I need to write a script that go to a web site, logs in, navigates to a page and downloads (and after that parse) the html of that page.
To me this just sounds like a POST or GET request to the URL of the login page could do the job.With the proper parameters username and password (depending on the form input names used on the page) set in the request, the result will be the html of the page that you can then parse as you please.
This can be done with virtually any language. What language do you want to use?
I recently did exactly what you’re asking for in a C# project. If login is required your first request is likely to be a post and include credentials. The response will usually include cookies which persist the identity across subsequent requests. Use Fiddler to look at what form data (field names and values) is being posted to the server when you logon normally with your browser. Once you have this you can construct an HttpWebRequest with the form data and store the cookies from the response in a CookieContainer.
The next step is to make the request for the content you actually want.
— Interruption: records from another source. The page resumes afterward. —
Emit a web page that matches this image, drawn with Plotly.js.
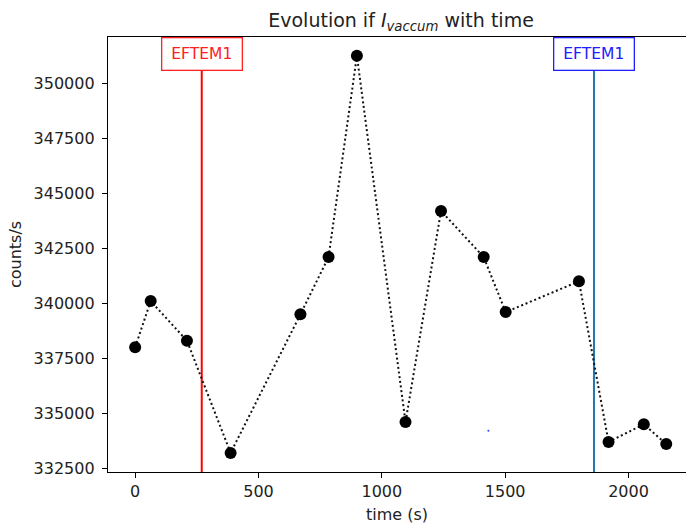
<!DOCTYPE html>
<html>
<head>
<meta charset="utf-8">
<script src="https://cdn.plot.ly/plotly-3.0.1.min.js"></script>
<style>html,body{margin:0;padding:0;overflow:hidden;background:#fff}#chart{width:686px;height:524px}</style>
</head>
<body>
<div id="chart"></div>
<script>
// Data
const timeS = [0, 63, 210, 387, 670, 784, 899, 1096, 1240, 1413, 1502, 1799, 1919, 2062, 2153];
const counts = [338000, 340100, 338300, 333200, 339500, 342100, 351250, 334600, 344200, 342100, 339600, 341000, 333700, 334500, 333600];
const markerTimes = [270, 1860];
const markerLabels = ['EFTEM1', 'EFTEM1'];
const markerColors = ['#ff0000', '#1f77b4'];
const labelColors = ['#ff2020', '#2020ff'];
const strayTime = [1432];
const strayCount = [334210];
const xTicks = [0, 500, 1000, 1500, 2000];
const yTicks = [332500, 335000, 337500, 340000, 342500, 345000, 347500, 350000];

const font = 'DejaVu Sans, sans-serif';

const traces = [
  {
    x: timeS, y: counts, type: 'scatter', mode: 'lines+markers',
    line: {color: '#111', width: 2, dash: '2px,2.7px'},
    marker: {color: '#000', size: 12},
    hoverinfo: 'skip', showlegend: false
  },
  {
    x: strayTime, y: strayCount, type: 'scatter', mode: 'markers',
    marker: {color: '#3344ff', size: 2},
    hoverinfo: 'skip', showlegend: false
  }
];

const shapes = markerTimes.map((t, i) => ({
  type: 'line', xref: 'x', yref: 'paper', x0: t, x1: t, y0: 0, y1: 1,
  line: {color: markerColors[i], width: 2}, layer: 'below'
}));

const annotations = markerTimes.map((t, i) => ({
  x: t, xref: 'x', y: 1, yref: 'paper', yanchor: 'top', xanchor: 'center',
  text: markerLabels[i], showarrow: false,
  font: {family: font, size: 15.5, color: labelColors[i]},
  bgcolor: '#ffffff', bordercolor: labelColors[i], borderwidth: 1.3,
  width: 79, height: 31, borderpad: 0
}));

const layout = {
  width: 686, height: 524,
  margin: {l: 108, r: 0, t: 37, b: 52},
  paper_bgcolor: '#fff', plot_bgcolor: '#fff',
  font: {family: font, size: 16, color: '#222'},
  title: {
    text: 'Evolution if <i>I</i><sub><i>vaccum</i></sub> with time',
    font: {family: font, size: 19, color: '#222'},
    x: 0.507, xref: 'paper', xanchor: 'center',
    y: 1 - 20 / 524, yref: 'container', yanchor: 'middle'
  },
  xaxis: {
    range: [-110, 2233], tickvals: xTicks, ticktext: xTicks.map(String),
    showgrid: false, zeroline: false,
    showline: true, linecolor: '#000', linewidth: 1.2, mirror: true,
    ticks: 'outside', ticklen: 5, tickwidth: 1, tickcolor: '#000',
    tickfont: {family: font, size: 16, color: '#222'},
    title: {text: 'time (s)', font: {family: font, size: 16, color: '#222'}, standoff: 8}
  },
  yaxis: {
    range: [332332, 352105], tickvals: yTicks, ticktext: yTicks.map(String),
    showgrid: false, zeroline: false,
    showline: true, linecolor: '#000', linewidth: 1.2, mirror: false,
    ticks: 'outside', ticklen: 5, tickwidth: 1, tickcolor: '#000',
    ticklabelstandoff: 4,
    tickfont: {family: font, size: 16, color: '#222'},
    title: {text: 'counts/s', font: {family: font, size: 16, color: '#222'}, standoff: 8}
  },
  shapes: shapes,
  annotations: annotations
};

Plotly.newPlot('chart', traces, layout, {displayModeBar: false, staticPlot: true});
</script>
</body>
</html>
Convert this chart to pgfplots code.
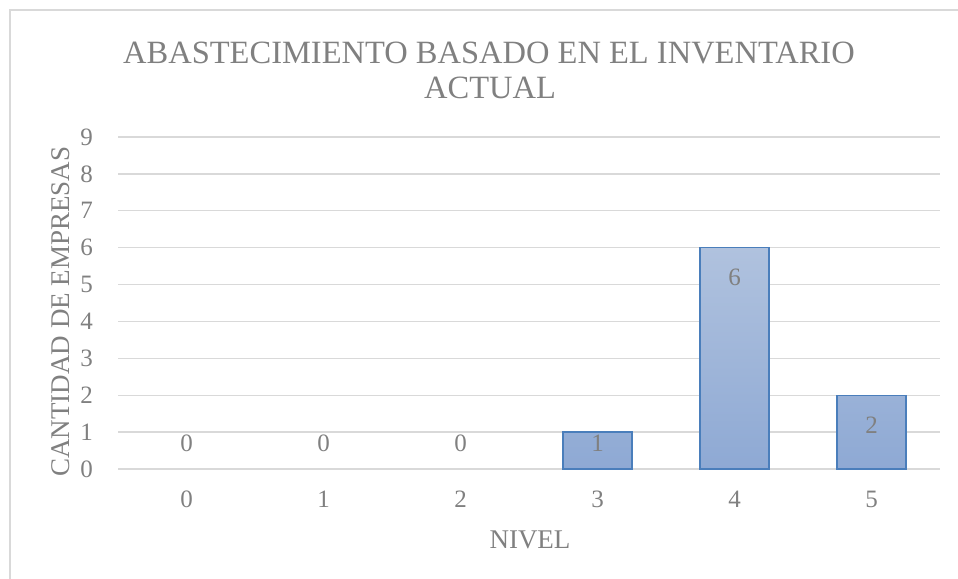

This will be another HttpWebRequest with the CookieContainer attached. The response can be read by a StreamReader which you can than read and convert to a string.
Each time I’ve done this it has usually been a pretty laborious process to identify all the relevant form data and recreate the requests manually. Use Fiddler extensively and compare the requests your browser is making when using the site normally with the requests coming from your script. You may also need to manipulate the request headers; again, use Fiddler to construct these by hand, get them submitting correctly and the response as you expect then code it. Good luck!